I'm all in favor of unrest. :-)
Bill, as a former English teacher, I assure you that I would love for all things literary to be considered "great" both on a commercial and literary scale. I think of this when I am left breathless by the beautifully crafted works of Carol Shields and Anita Brookner, just to name two contemporaries.
Are we, as writers, able to eschew commercially successful works just because they're not "literary enough?" Let's not bite the hand that feeds us...
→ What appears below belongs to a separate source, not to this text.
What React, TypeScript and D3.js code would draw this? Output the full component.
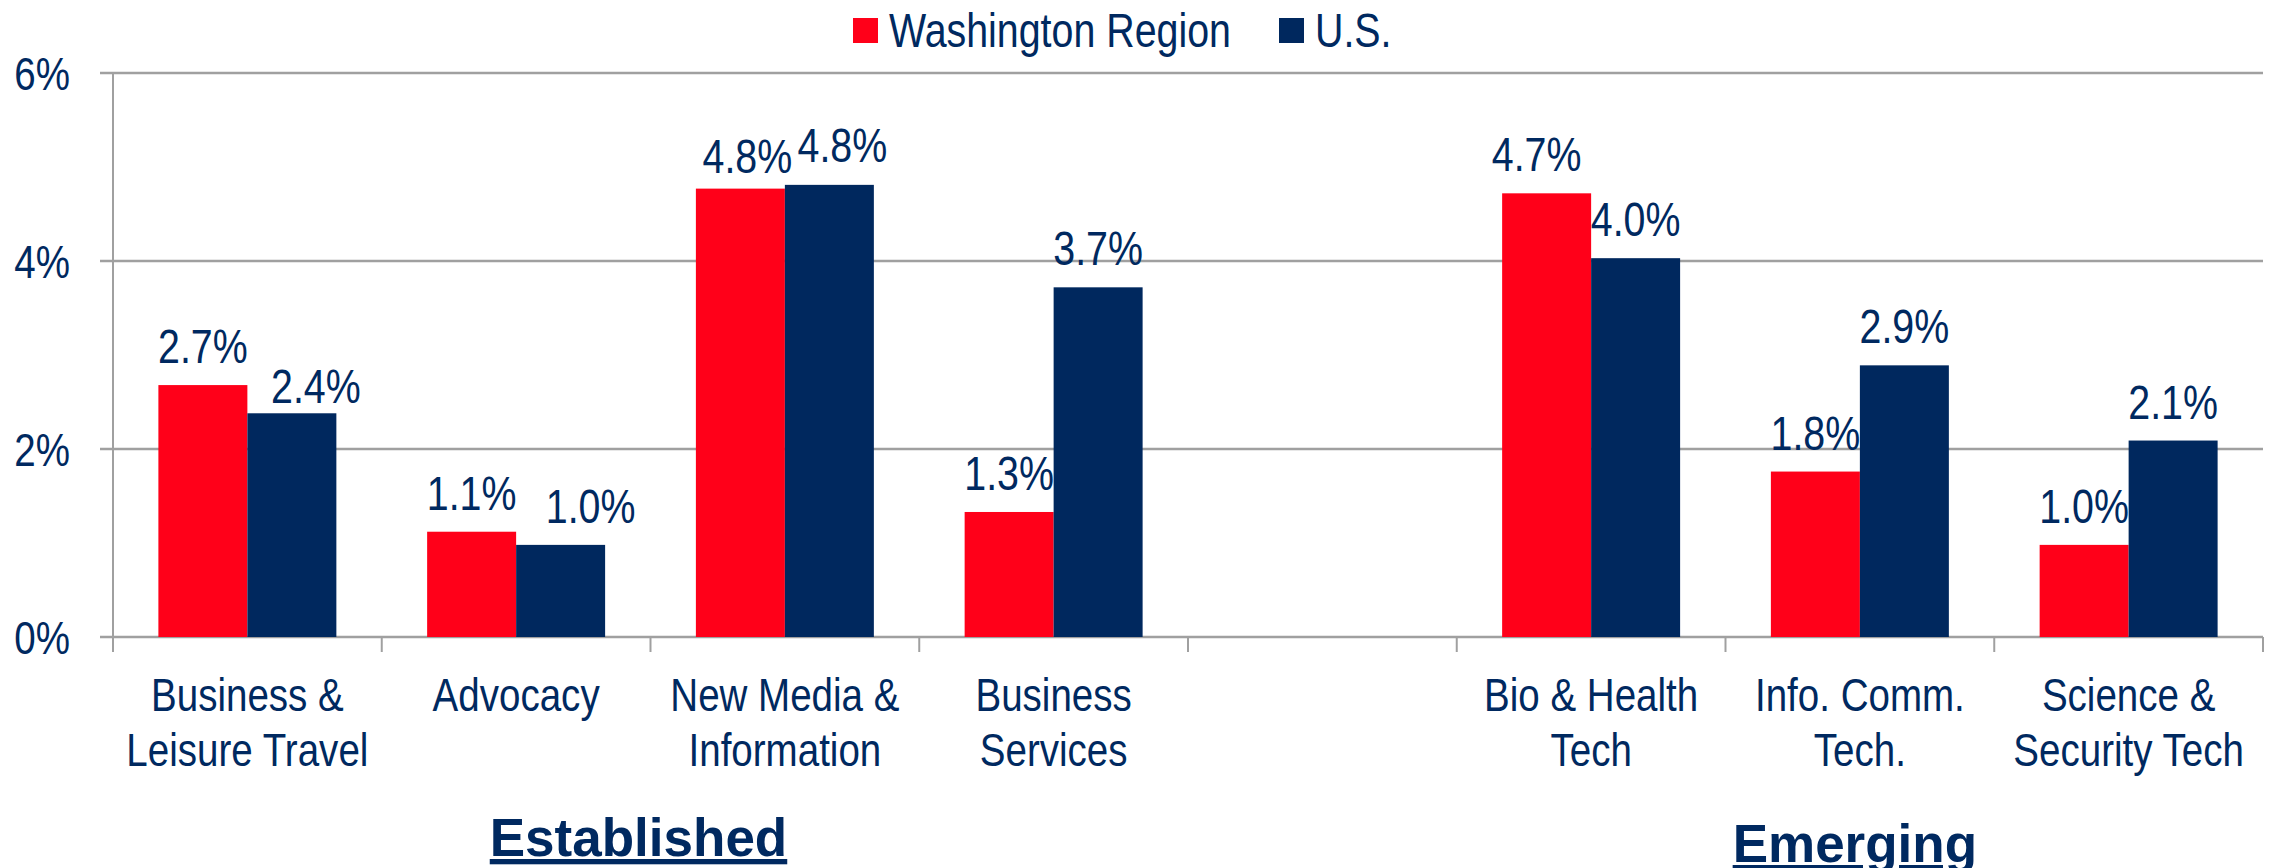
import React from 'react';
import * as d3 from 'd3';

// chart data
const categories = [
  'Business &|Leisure Travel',
  'Advocacy',
  'New Media &|Information',
  'Business|Services',
  '',
  'Bio & Health|Tech',
  'Info. Comm.|Tech.',
  'Science &|Security Tech',
];
const seriesNames = ['Washington Region', 'U.S.'];
const washington = [2.68, 1.12, 4.77, 1.33, null, 4.72, 1.76, 0.98];
const us = [2.38, 0.98, 4.81, 3.72, null, 4.03, 2.89, 2.09];
const yTicks = [0, 2, 4, 6];
const groupLabels = ['Established', 'Emerging'];
const groupFirst = [0, 5];
const groupLast = [3, 7];

// hand-moved data labels in the original, [dx, dy]
const washingtonNudge = [[0, 0], [0, 0], [7, 6], [0, 0], [0, 0], [-10, 0], [0, 0], [0, 0]];
const usNudge = [[24, 12], [30, 0], [13, -1], [0, 0], [0, 0], [0, 0], [0, 0], [0, 0]];

const width = 2272;
const height = 868;
const marginLeft = 113;
const marginRight = 9;
const marginTop = 73;
const marginBottom = 231;

const colors = ['#FF0019', '#00285E'];
const textColor = '#002960';
const gridColor = '#A0A0A0';
const sans = "'Liberation Sans', Arial, sans-serif";
const squeeze = 0.82; // no narrow font installed, so squeeze Liberation Sans

// condensed text: squeezed horizontally around its anchor point
function NText({ x, y, anchor = 'start', size = 48, lines }) {
  return (
    <text transform={`translate(${x},${y}) scale(${squeeze},1)`} textAnchor={anchor}
      fontFamily={sans} fontSize={size} fill={textColor}>
      {lines.map((line, j) => (
        <tspan key={j} x={0} dy={j === 0 ? 0 : 55}>{line}</tspan>
      ))}
    </text>
  );
}

function App() {
  const keys = categories.map((c, i) => 'c' + i);
  const x = d3.scaleBand()
    .domain(keys)
    .range([marginLeft, width - marginRight])
    .padding(0);
  const xs = d3.scaleBand()
    .domain(seriesNames)
    .range([0, x.bandwidth()])
    .paddingInner(0)
    .paddingOuter(0.51);
  const y = d3.scaleLinear()
    .domain([0, 6])
    .range([height - marginBottom, marginTop]);

  const series = [washington, us];
  const nudges = [washingtonNudge, usNudge];
  const y0 = y(0);
  const bounds = keys.map(k => x(k)).concat([width - marginRight]);

  return (
    <svg width={width} height={height} viewBox={`0 0 ${width} ${height}`}
      style={{ position: 'absolute', left: 0, top: 0, background: '#fff' }}>
      {/* gridlines */}
      {yTicks.map(t => (
        <g key={'g' + t}>
          <line x1={marginLeft - 13} x2={width - marginRight} y1={y(t)} y2={y(t)}
            stroke={gridColor} strokeWidth={2.5} />
          <NText x={70} y={y(t) + 17} anchor="end" size={47} lines={[`${t}%`]} />
        </g>
      ))}
      {/* y axis */}
      <line x1={marginLeft} x2={marginLeft} y1={y(6)} y2={y0 + 15} stroke={gridColor} strokeWidth={2} />
      {/* category ticks */}
      {bounds.map((b, i) => (
        <line key={'t' + i} x1={b} x2={b} y1={y0} y2={y0 + 15} stroke={gridColor} strokeWidth={2} />
      ))}
      {/* bars */}
      {series.map((s, si) => (
        <g key={'s' + si} fill={colors[si]}>
          {s.map((v, i) => v == null ? null : (
            <rect key={i} x={x(keys[i]) + xs(seriesNames[si])} width={xs.bandwidth()}
              y={y(v)} height={y0 - y(v)} />
          ))}
        </g>
      ))}
      {/* value labels */}
      {series.map((s, si) => (
        <g key={'l' + si}>
          {s.map((v, i) => v == null ? null : (
            <NText key={i}
              x={x(keys[i]) + xs(seriesNames[si]) + xs.bandwidth() / 2 + nudges[si][i][0]}
              y={y(v) - 22 + nudges[si][i][1]} anchor="middle" size={48}
              lines={[`${v.toFixed(1)}%`]} />
          ))}
        </g>
      ))}
      {/* category labels */}
      {categories.map((c, i) => (
        <NText key={'c' + i} x={x(keys[i]) + x.bandwidth() / 2} y={y0 + 74}
          anchor="middle" size={47} lines={c.split('|').filter(l => l)} />
      ))}
      {/* group labels */}
      {groupLabels.map((g, i) => {
        const cx = (x(keys[groupFirst[i]]) + x(keys[groupLast[i]]) + x.bandwidth()) / 2;
        return (
          <text key={g} x={cx + (i === 0 ? -12 : -5)} y={i === 0 ? 856 : 862} textAnchor="middle"
            fontFamily={sans} fontWeight="bold" fontSize={53}
            fill={textColor} textDecoration="underline">{g}</text>
        );
      })}
      {/* legend */}
      <g>
        <rect x={853} y={18} width={25} height={25} fill={colors[0]} />
        <NText x={889} y={47} size={48} lines={[seriesNames[0]]} />
        <rect x={1279} y={18} width={25} height={25} fill={colors[1]} />
        <NText x={1315} y={47} size={48} lines={[seriesNames[1]]} />
      </g>
    </svg>
  );
}

export default App;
As for the debate about whether or not Dan Brown does his own research, I'll share a story that I hope will settle the issue. DB grew up right here in my hometown and his family is still here, so there are many people who can attest to his habits. One of the characters in DVC is named after a local librarian as a tribute to all of the assistance she gave him when he was researching DVC. She recently recounted that even as a young man, she had to DB out of the library because he was so absorbed in his research.
And I'm sure "Moby Dick in Space" was far better than you've led us to believe.
Mark, I recently began reading some of Ayn Rand's works (The Fountainhead, Atlas) which still garner much literary analysis and discussion. Rand was considered a brilliant intellect who ascribed to the philosophical platitude of "Objectivism." I found archived interviews with her on the Phil Donahue Show in which she denounced the education of "damaged" children as "wasted money" that was better served on children who showed intellectual promise. I was so shocked and disturbed that I couldn't even continue the stories, no matter how well-written they were.
- Felicia
Trust me. Moby Dick in Space was truly and deeply awful.